For the writer was Paul, a Jew, brought up in the Greek city of Tarsus, a member of the pharisaic party, educated in Jerusalem to be a rabbi, but won over to faith in Christ through an experience so deep and transforming that it made him the greatest Christian missionary of the first century.
He had just been through an anxious experience. Only a few months before he had taken the momentous step of crossing from Troas into Macedonia, thus carrying the gospel from Asia, the continent of its origin, to Europe, the continent of its destiny. These first undertakings in the new field were full of promise but attended with no little difficulty. No sooner was an impression made and some success achieved than jealousy and opposition developed in town after
town, and Paul had to hasten on, leaving his work only begun.
It was so at Philippi, and it was so at Thessalonica. Jewish hostility developed, and Paul had to leave, sometimes under a cloud and at the demand of the authorities. What must have been the effect of these ignominious nocturnal departures upon the little groups of believers that he had been able to gather in the course of four or five weeks? He could not help being anxious over that question, as he went on to Berea and later, when the old hostility which had forced him out of Thessalonica drove him on to take refuge in Athens.

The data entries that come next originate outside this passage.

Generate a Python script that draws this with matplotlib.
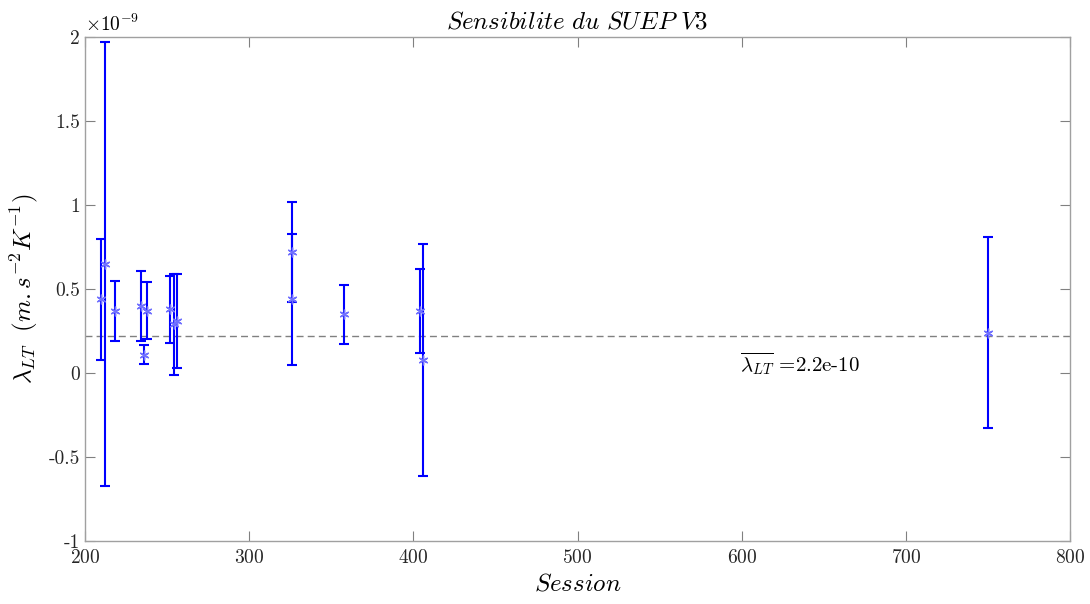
import matplotlib
matplotlib.use("Agg")
import matplotlib.pyplot as plt

plt.rcParams['font.family'] = 'serif'
plt.rcParams['font.serif'] = ['cmr10']
plt.rcParams['mathtext.fontset'] = 'cm'
plt.rcParams['axes.formatter.use_mathtext'] = True

# sessions, sensitivity (x1e-9) and half error bar (x1e-9)
sessions = [210, 212, 218, 234, 236, 238, 252, 254, 256, 326, 326, 358, 404, 406, 750]
lam = [0.44, 0.65, 0.37, 0.40, 0.11, 0.37, 0.38, 0.29, 0.31, 0.72, 0.44, 0.35, 0.37, 0.075, 0.24]
err = [0.36, 1.32, 0.18, 0.21, 0.057, 0.17, 0.20, 0.30, 0.28, 0.30, 0.39, 0.175, 0.25, 0.69, 0.57]
lam_mean = 0.22

scale = 1e-9
fig = plt.figure(figsize=(10.9, 6.04), dpi=100)
ax = fig.add_axes([0.078, 0.1043, 0.9037, 0.8344])

ax.errorbar(sessions, [v * scale for v in lam], yerr=[e * scale for e in err],
            fmt='none', ecolor='#0000ff', elinewidth=1.5, capsize=3.5, capthick=1.5, zorder=3)
ax.plot(sessions, [v * scale for v in lam], ls='none', marker=(6, 2, 0), ms=7,
        color='#7070ff', markeredgewidth=1.0, zorder=4)
ax.axhline(lam_mean * scale, color='#808080', ls='--', lw=1.0, dashes=(5, 3), zorder=2)
ax.text(599, 0.054 * scale, r'$\overline{\lambda_{LT}}$ =2.2e-10', fontsize=15,
        va='center', ha='left')

ax.set_xlim(200, 800)
ax.set_ylim(-1 * scale, 2 * scale)
ax.set_xticks([200, 300, 400, 500, 600, 700, 800])
ax.set_yticks([v * scale for v in [-1, -0.5, 0, 0.5, 1, 1.5, 2]])
ax.set_yticklabels(['-1', '-0.5', '0', '0.5', '1', '1.5', '2'])
ax.text(0.0, 1.005, r'$\times 10^{-9}$', transform=ax.transAxes, fontsize=14,
        ha='left', va='bottom')

ax.set_title(r'$Sensibilite\ du\ SUEP\ V3$', fontsize=18, pad=6)
ax.set_xlabel(r'$Session$', fontsize=18, labelpad=4)
ax.set_ylabel(r'$\lambda_{LT}\ \ (m.s^{-2}K^{-1})$', fontsize=18, labelpad=6)

for s in ax.spines.values():
    s.set_color('#a0a0a0')
    s.set_linewidth(1.0)
ax.tick_params(direction='in', top=True, right=True, length=7, width=0.8,
               color='#808080', labelsize=14, labelcolor='#262626')
ax.tick_params(axis='x', pad=6)

fig.savefig('out.png', dpi=100)
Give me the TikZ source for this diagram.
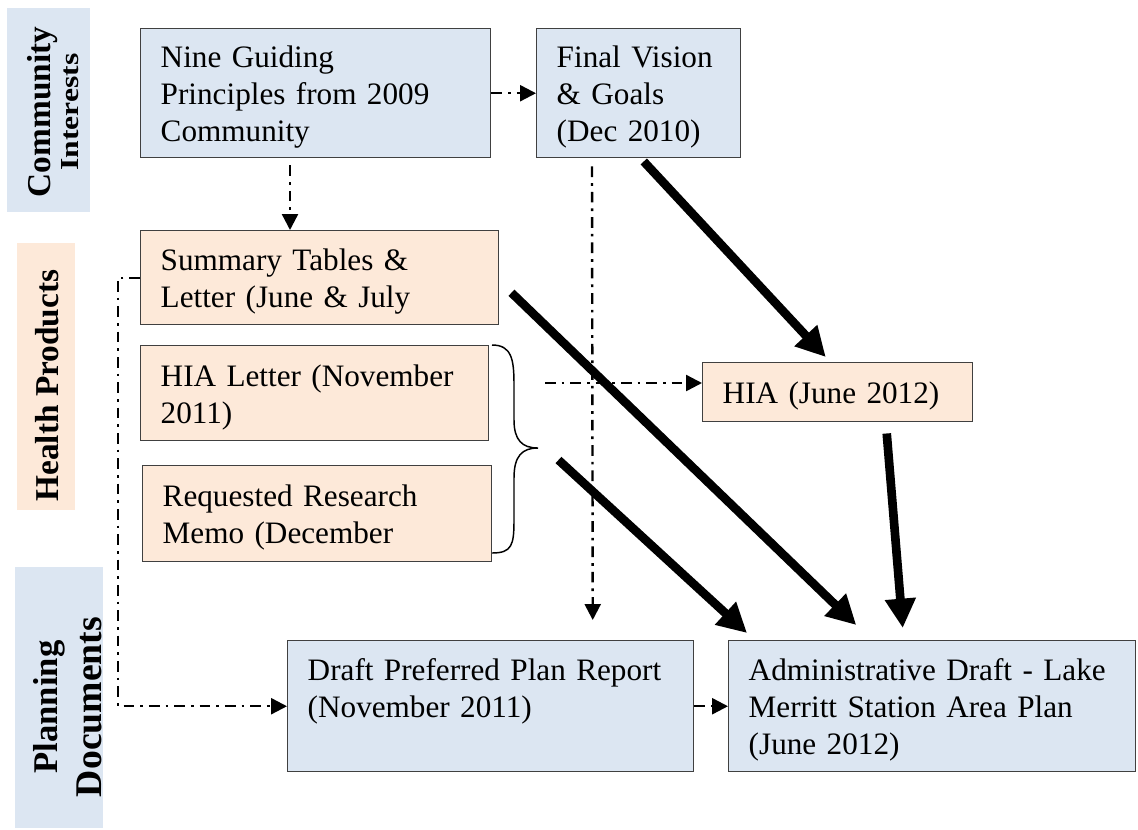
\documentclass[tikz,border=0pt]{standalone}
\usepackage{fontspec}
\usepackage{graphicx}
\setmainfont{Liberation Serif}
\usetikzlibrary{arrows.meta,calc}
\definecolor{boxblue}{HTML}{DCE6F2}
\definecolor{boxpeach}{HTML}{FDE9D9}
\definecolor{boxedge}{HTML}{404040}
\begin{document}
\begin{tikzpicture}[x=0.75pt,y=-0.75pt,
  box/.style={draw=boxedge, line width=1.1pt, anchor=north west, align=left,
    inner xsep=15pt, inner ysep=0pt, text height=22.5pt, font=\fontsize{23.4}{27.75}\selectfont},
  bluebox/.style={box, fill=boxblue},
  peachbox/.style={box, fill=boxpeach},
  band/.style={inner sep=0pt, draw=none},
  side/.style={rotate=90, inner sep=0pt, align=center, font=\bfseries},
  dd/.style={line width=1.8pt, dash pattern=on 8pt off 4.5pt on 2pt off 4.5pt,
    -{Triangle[length=12pt,width=12pt]}},
  thickarrow/.style={line width=6.5pt, -{Triangle[length=22pt,width=22pt]}},
]
\useasboundingbox (0,0) rectangle (1138,829);

% side bands
\node[band, fill=boxblue, minimum width=62.25pt, minimum height=153pt] (ciband) at (48.5,110) {};
\node[side, font=\bfseries\fontsize{25}{21}\selectfont] (citext) at (53,112)
  {Community\\\resizebox{87.75pt}{12.75pt}{Interests}};
\node[band, fill=boxpeach, minimum width=43.5pt, minimum height=200.25pt] (hpband) at (46,376.5) {};
\node[side, font=\bfseries\fontsize{25}{25}\selectfont] (hptext) at (47,385.5) {Health Products};
\node[band, fill=boxblue, minimum width=66pt, minimum height=195.75pt] (pdband) at (59,697.5) {};
\node[side, font=\bfseries\fontsize{26}{33}\selectfont] (pdtext) at (68,707)
  {Planning\\\resizebox{135pt}{!}{Documents}};

% boxes
\node[bluebox, minimum width=262.5pt, minimum height=96.75pt, text width=232.5pt] (nine) at (140,28)
  {Nine Guiding\\Principles from 2009\\Community};
\node[bluebox, minimum width=153pt, minimum height=96.75pt, text width=123pt] (final) at (536,28)
  {Final Vision\\\& Goals\\(Dec 2010)};
\node[peachbox, minimum width=268.5pt, minimum height=70.5pt, text width=238.5pt] (summary) at (140,230)
  {Summary Tables \&\\Letter (June \& July};
\node[peachbox, minimum width=261pt, minimum height=71.25pt, text width=231pt] (hialetter) at (140,345)
  {HIA Letter (November\\2011)};
\node[peachbox, minimum width=261.75pt, minimum height=72pt, text width=231.75pt] (memo) at (142,465)
  {Requested Research\\Memo (December};
\node[peachbox, minimum width=202.5pt, minimum height=44.25pt, text width=172.5pt] (hia) at (702,362)
  {HIA (June 2012)};
\node[bluebox, minimum width=304.5pt, minimum height=98.25pt, text width=274.5pt, text depth=60.8pt] (draft) at (287,640)
  {Draft Preferred Plan Report\\(November 2011)};
\node[bluebox, minimum width=305.25pt, minimum height=98.25pt, text width=275.25pt] (admin) at (728,640)
  {Administrative Draft - Lake\\Merritt Station Area Plan\\(June 2012)};

% brace
\draw[line width=1.1pt] (492,345) .. controls (512,345) and (514,360) .. (514,385) -- (514,420)
  .. controls (514,440) and (522,448) .. (538,448)
  .. controls (522,448) and (514,456) .. (514,478) -- (514,520)
  .. controls (514,545) and (512,553) .. (492,553);

% coordinates
\coordinate (fs) at ($(final.south west)+(56,8)$);
\coordinate (fe) at ($(draft.north)+(102,-20)$);
\coordinate (bs) at (545,383);
\coordinate (ns) at ($(nine.south west)+(150,7)$);
\coordinate (t1s) at ($(final.south)+(5,3)$);
\coordinate (t1e) at ($(hia.north)+(-12,-5)$);
\coordinate (t2s) at ($(summary.east)+(12,15)$);
\coordinate (t2e) at ($(admin.north)+(-76,-15)$);
\coordinate (t3s) at ($(memo.north east)+(66,-5)$);
\coordinate (t3e) at ($(admin.north west)+(19,-7)$);
\coordinate (t4s) at ($(hia.south)+(49,11)$);
\coordinate (t4e) at ($(admin.north)+(-29.5,-12)$);

% dash-dot connectors
\draw[dd] (nine.east) -- (final.west);
\draw[dd] (ns) -- (ns |- summary.north);
\draw[dd] (fs) -- (fe);
\draw[dd] (bs) -- (bs -| hia.west);
\draw[dd] (summary.west) -- ++(-22,0) |- (draft.west);
\draw[dd] (draft.east) -- (admin.west);

% thick arrows
\draw[thickarrow] (t1s) -- (t1e);
\draw[thickarrow] (t2s) -- (t2e);
\draw[thickarrow] (t3s) -- (t3e);
\draw[thickarrow] (t4s) -- (t4e);
\end{tikzpicture}
\end{document}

In his anxiety over the little groups he had so precipitately abandoned, he sent his two lieutenants back to see them, explain his disappearance, and conserve what might remain of his work in Thessalonica and Philippi. Acts speaks as though he sent them back when he left Berea and set out for Athens (Acts 17:14, 15). Paul's own words in I Thess. 3:1, 2 are not incompatible with this, though they sound rather as if his messengers did not leave him until he had reached Athens: "I made up my mind to stay behind alone at Athens and I sent my brother Timothy, .... to strengthen you in your faith, and encourage you not to be led astray, any of you, in all these troubles."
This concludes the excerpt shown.